A finishing school is traditionally a school that teaches social graces and cultural attitudes to students, presumably young women, in order that they can be proficient in social gatherings, and eventually land an eligible young man to marry. They were usually designed for women who had finished their secondary education, who didn't wish to go on to study academically. As can be imagined, schools like this were targeted at those who had both the resources, and the need to appear very culturally elite. In other words, the very wealthy, or in Europe, the aristocracy.
The finishing school, as an institution, seems to have died down, at least in civil lands. After all, women are more interested in learning job skills and getting a career of their own, rather than trying to impress a man who has a fancy job. In addition, social changes have meant that even the upper class now are not quite as concerned with things like which fork to use and where to put your pinky while drinking tea.

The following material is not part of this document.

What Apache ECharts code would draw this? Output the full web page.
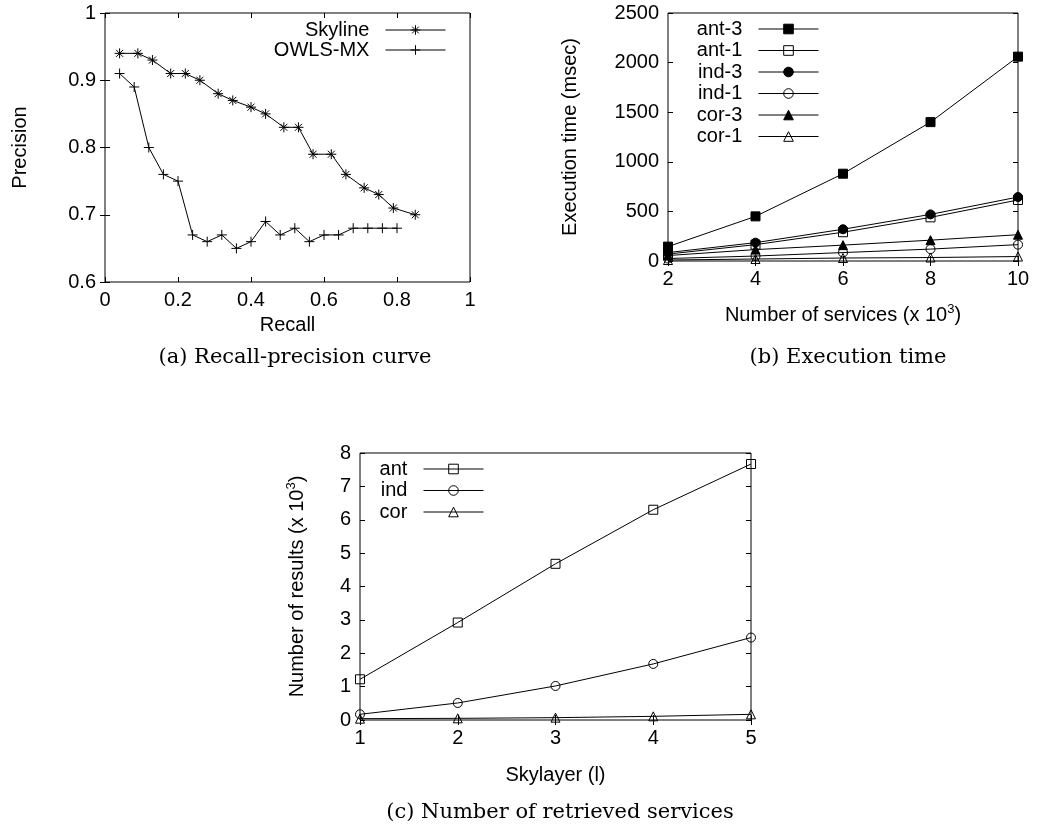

However, since I have had the strange academic choice of studying post-secondary education, I can confirm what most people already suspect: just about any education that people receive is meant for social education, and the college and university system is certainly no exception to this. Very few of the studies that college students go through give them direct job skills, but instead give them general information and attitudes about the world. Positively, this is meant to give students the ability to think critically, adjust to new circumstances and have a broad view of the world. Cynically, a college education is about giving a student the veneer of gentility before they go off to get a sinecure in banking or management.

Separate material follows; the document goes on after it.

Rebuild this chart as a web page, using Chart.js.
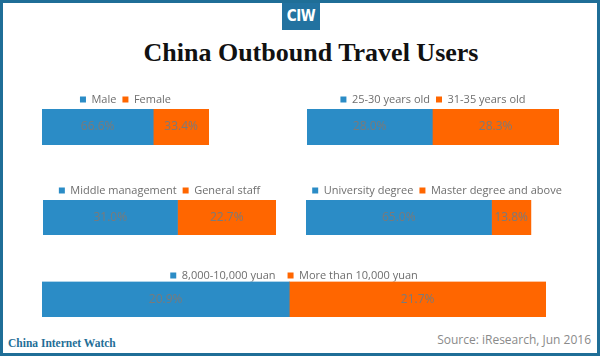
<!DOCTYPE html>
<html><head><meta charset="utf-8">
<script src="https://cdn.jsdelivr.net/npm/chart.js@4"></script>
<style>
html,body{margin:0;padding:0;background:#fff;}
#frame{position:relative;width:600px;height:356px;box-sizing:border-box;border:3px solid #1f6e97;overflow:hidden;background:#fff;}
#logo{position:absolute;left:279px;top:0;width:38px;height:27px;background:#2272a0;color:#fff;font:bold 15px "Liberation Sans Narrow","DejaVu Sans Condensed",sans-serif;text-align:center;line-height:27px;letter-spacing:-0.5px;}
#title{position:absolute;left:11px;top:35px;width:594px;text-align:center;font:bold 26px "Liberation Serif","DejaVu Serif",serif;color:#111;}
.c{position:absolute;}
#ciw{position:absolute;left:5px;top:334px;font:bold 11.5px "Liberation Serif","DejaVu Serif",serif;color:#1f6e97;}
#src{position:absolute;right:6px;top:328px;font:12px "Open Sans",sans-serif;color:#8a8a8a;}
</style></head>
<body>
<div id="frame">
<div id="logo">CIW</div>
<div id="title">China Outbound Travel Users</div>
<div class="c" style="left:39px;top:85px;width:167px;height:57px"><canvas id="c1"></canvas></div>
<div class="c" style="left:304px;top:85px;width:252px;height:57px"><canvas id="c2"></canvas></div>
<div class="c" style="left:40px;top:176px;width:233px;height:56px"><canvas id="c3"></canvas></div>
<div class="c" style="left:303px;top:176px;width:262px;height:56px"><canvas id="c4"></canvas></div>
<div class="c" style="left:39px;top:255px;width:504px;height:59px"><canvas id="c5"></canvas></div>
<div id="ciw">China Internet Watch</div>
<div id="src">Source: iResearch, Jun 2016</div>
</div>
<script>
// Data
const genderLabels = ["Male", "Female"];
const genderValues = [66.6, 33.4];
const ageLabels = ["25-30 years old", "31-35 years old"];
const ageValues = [28.0, 28.3];
const jobLabels = ["Middle management", "General staff"];
const jobValues = [31.0, 22.7];
const eduLabels = ["University degree", "Master degree and above"];
const eduValues = [65.0, 13.8];
const incomeLabels = ["8,000-10,000 yuan", "More than 10,000 yuan"];
const incomeValues = [20.9, 21.7];

const colors = ["#2b8cc6", "#ff6600"];

const valueLabels = {
  id: "valueLabels",
  afterDatasetsDraw(chart) {
    const ctx = chart.ctx;
    ctx.save();
    ctx.font = '12px "Open Sans", sans-serif';
    ctx.fillStyle = "#7a7a7a";
    ctx.textAlign = "center";
    ctx.textBaseline = "middle";
    chart.data.datasets.forEach((ds, i) => {
      const meta = chart.getDatasetMeta(i);
      meta.data.forEach((bar, j) => {
        const v = ds.data[j];
        const cx = (bar.x + bar.base) / 2;
        ctx.fillText(v.toFixed(1) + "%", cx, bar.y);
      });
    });
    ctx.restore();
  }
};

const tightLegend = {
  id: "tightLegend",
  beforeInit(chart) {
    const lg = chart.legend;
    const orig = lg.fit;
    lg.fit = function () { orig.call(this); this.height -= 6; };
  }
};

function make(id, labels, values, opts) {
  opts = opts || {};
  const total = values.reduce((a, b) => a + b, 0);
  new Chart(document.getElementById(id), {
    type: "bar",
    data: {
      labels: [""],
      datasets: labels.map((l, i) => ({
        label: l,
        data: [values[i]],
        backgroundColor: colors[i],
        borderWidth: 0,
        barPercentage: 1,
        categoryPercentage: 1
      }))
    },
    options: {
      indexAxis: "y",
      responsive: true,
      maintainAspectRatio: false,
      animation: false,
      layout: { padding: 0 },
      scales: {
        x: { stacked: true, min: 0, max: opts.max || total, display: false },
        y: { stacked: true, display: false }
      },
      plugins: {
        tooltip: { enabled: false },
        legend: {
          position: "top",
          labels: {
            boxWidth: 6,
            boxHeight: 6,
            padding: opts.pad || 6,
            color: "#6e6e6e",
            font: { family: "Open Sans", size: 11 }
          }
        }
      }
    },
    plugins: [valueLabels, tightLegend]
  });
}

make("c1", genderLabels, genderValues);
make("c2", ageLabels, ageValues);
make("c3", jobLabels, jobValues);
make("c4", eduLabels, eduValues, { max: 91.8 });
make("c5", incomeLabels, incomeValues, { pad: 12 });
</script>
</body></html>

To what extent a college or university can be considered a finishing school varies greatly depending on what type of college it is (state schools are less so than private schools), what the student is studying (accounting would be considered less so than literature), and where in the country it is located, (Higher Education is probably more of a class issue in New England and the Mid-Atlantic than it is in the Midwest or Mountain States). It also depends on the student's own attitude towards their education, a student dropped in a school where Greek Philosophy is covered as a matter of sophistication can choose to take the subject seriously. I would also name some schools that I think are meant to be finishing schools, but I would probably be biased, and gain some disfavor. I will let people draw their own conclusions on the purposes of the educational institutions around them.